PostgreSQL – Move Database to New Server and Update with Minimum Downtime

postgresqlpostgresql-9.3postgresql-9.6recovery

I have a PostgreSQL 9.3 database, which I have to move to a new server and update to 9.6 with minimum downtime.
I thought I could :

  1. on the old Postgres, activate archive_command to copy WAL to a NFS directory mounted on both the old and new server
  2. pg_dumpall the old Postgres
  3. install a Postgres 9.6 on the new server
  4. import the SQL dump
  5. restart the new server in recovery mode, pointing to the NFS directory to get the WAL from the old server
    So when the old and new Postgres are in sync, I can stop the old, verify that the new is up-to-date, change applications configuration to the new Postgres, and restart the applications.

I tested this with some test databases, and it does not work: on the new postgres the latest checkpoint's redo wal file has a number which is higher than the WAL number on the old. When I import the sql dump some WAL are generated, so the WAL number get incremented. So when I restart the new in recovery mode it does not read the old Postgres WAL.

I'm not sure this method is possible at all.

Could someone advise me another method if this one is not possible?

Best Answer

You can't do this, because WAL archive can only work with physical copies, while pg_dumpall and restore generates a logical copy. Also, WAL format is not compatible across major versions, so you couldn't re-play WAL from one version to another anyway. (You can do something like that with logical replication, but that doesn't exist in version 9.3, and is a rather advanced topic requiring extensive design and testing in the newer versions.)

Is it really necessary to move versions and servers at the same time? If something goes wrong during such a double migration, you've just created a big diagnostic mess by changing two major things at the same time.

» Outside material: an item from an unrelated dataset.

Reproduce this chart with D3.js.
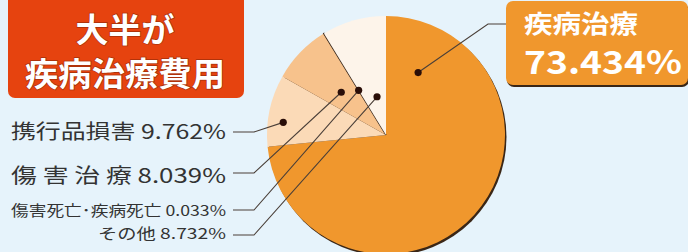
<!DOCTYPE html>
<meta charset="utf-8">
<script src="https://d3js.org/d3.v7.min.js"></script>
<style>
  body { margin: 0; background: #e6f3fb; }
  text { font-family: "Noto Sans CJK JP", "Noto Sans", sans-serif; }
</style>
<div id="chart"></div>
<script>
  // data
  const categories = ["疾病治療", "携行品損害", "傷害治療", "傷害死亡・疾病死亡", "その他"];
  const values = [73.434, 9.762, 8.039, 0.033, 8.732];
  const labelTexts = ["疾病治療", "携行品損害 9.762%", "傷 害 治 療 8.039%", "傷害死亡･疾病死亡 0.033%", "その他 8.732%"];
  const sliceColors = ["#f0972d", "#fbdab7", "#f7c28c", "#3b2a1e", "#fdf4ea"];
  // where the leader dot sits inside each slice (fraction of slice angle, fraction of radius)
  const dotAngleFrac = [0.103, 0.36, 0.49, 0.5, 0.58];
  const dotRadiusFrac = [0.59, 0.87, 0.52, 0.44, 0.33];

  const width = 688, height = 252;
  const cx = 386, cy = 135, r = 119;

  const svg = d3.select("#chart").append("svg")
    .attr("width", width).attr("height", height);

  svg.append("rect").attr("width", width).attr("height", height).attr("fill", "#e6f3fb");

  // pie
  const pie = d3.pie().sort(null).value(d => d);
  const arcs = pie(values);
  const arc = d3.arc().innerRadius(0).outerRadius(r);

  const g = svg.append("g").attr("transform", `translate(${cx},${cy})`);

  // dark shadow under the pie edge
  g.append("circle").attr("cx", 1.5).attr("cy", 2).attr("r", r).attr("fill", "#3a2616");

  g.selectAll("path.slice")
    .data(arcs)
    .join("path")
    .attr("class", "slice")
    .attr("d", arc)
    .attr("fill", (d, i) => sliceColors[i])
    .attr("stroke", (d, i) => i === 3 ? sliceColors[i] : "none")
    .attr("stroke-width", 1.4);

  // dot positions in page coords
  const dots = arcs.map((d, i) => {
    const a = d.startAngle + (d.endAngle - d.startAngle) * dotAngleFrac[i];
    const rr = r * dotRadiusFrac[i];
    return [cx + Math.sin(a) * rr, cy - Math.cos(a) * rr];
  });

  // left labels
  const labelY = [130, 174, 209, 232];
  const lineY = [132, 173, 210, 235];
  const labelSize = [20, 20, 14.5, 15];
  const labelLen = [215, 215, 215, 128];
  const textRight = 226, lineStart = 233, lineBend = 254;

  const leaders = svg.append("g")
    .attr("fill", "none").attr("stroke", "#4a3f38").attr("stroke-width", 1.1);

  d3.range(1, 5).forEach((i, k) => {
    svg.append("text")
      .attr("x", textRight).attr("y", labelY[k])
      .attr("text-anchor", "end")
      .attr("dominant-baseline", "central")
      .attr("font-size", labelSize[k])
      .attr("fill", "#333")
      .attr("textLength", labelLen[k])
      .attr("lengthAdjust", "spacingAndGlyphs")
      .text(labelTexts[i]);
    leaders.append("path")
      .attr("d", d3.line()([[lineStart, lineY[k]], [lineBend, lineY[k]], dots[i]]));
  });

  // leader for main slice
  leaders.append("path")
    .attr("d", d3.line()([dots[0], [488, 24], [507, 24]]));

  svg.selectAll("circle.dot")
    .data(dots)
    .join("circle")
    .attr("class", "dot")
    .attr("cx", d => d[0]).attr("cy", d => d[1])
    .attr("r", 3.6)
    .attr("fill", "#2a0e08");

  // main value box (right)
  svg.append("rect").attr("x", 507).attr("y", 4).attr("width", 182).attr("height", 83)
    .attr("rx", 7).attr("fill", "#3a2616");
  svg.append("rect").attr("x", 506).attr("y", 1).attr("width", 182).attr("height", 84)
    .attr("rx", 7).attr("fill", sliceColors[0]);
  svg.append("text")
    .attr("x", 524).attr("y", 33)
    .attr("font-size", 25).attr("font-weight", "bold").attr("fill", "#fff")
    .attr("textLength", 114).attr("lengthAdjust", "spacingAndGlyphs")
    .text(categories[0]);
  svg.append("text")
    .attr("x", 524).attr("y", 74)
    .attr("font-family", "'Liberation Sans', Arial, sans-serif")
    .attr("font-size", 32).attr("font-weight", "bold").attr("fill", "#fff")
    .attr("textLength", 158).attr("lengthAdjust", "spacingAndGlyphs")
    .text(values[0].toFixed(3) + "%");

  // headline box (left)
  svg.append("rect").attr("x", 8).attr("y", -10).attr("width", 236).attr("height", 108)
    .attr("rx", 7).attr("fill", "#e6430f");
  const head = svg.append("g")
    .attr("font-weight", "bold").attr("fill", "#fff")
    .attr("stroke", "#a8300a").attr("stroke-width", 1.5)
    .attr("paint-order", "stroke").attr("text-anchor", "middle");
  head.append("text").attr("x", 125).attr("y", 28)
    .attr("dominant-baseline", "central").attr("font-size", 33)
    .text("大半が");
  head.append("text").attr("x", 125).attr("y", 72)
    .attr("dominant-baseline", "central").attr("font-size", 33)
    .attr("textLength", 200).attr("lengthAdjust", "spacingAndGlyphs")
    .text("疾病治療費用");
</script>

The lowest down-time way to move versions (other than logical replication) is to use pg_upgrade -k. This requires you to have both old and new versions installed on the same machine simultaneously.

The lowest down-time way to move machines is to set up streaming replication; and wait for it catch up (as much as it can get while the master is still active), then shutdown all user connections to the master, wait for all WAL to replay to the replica, and promote the replica.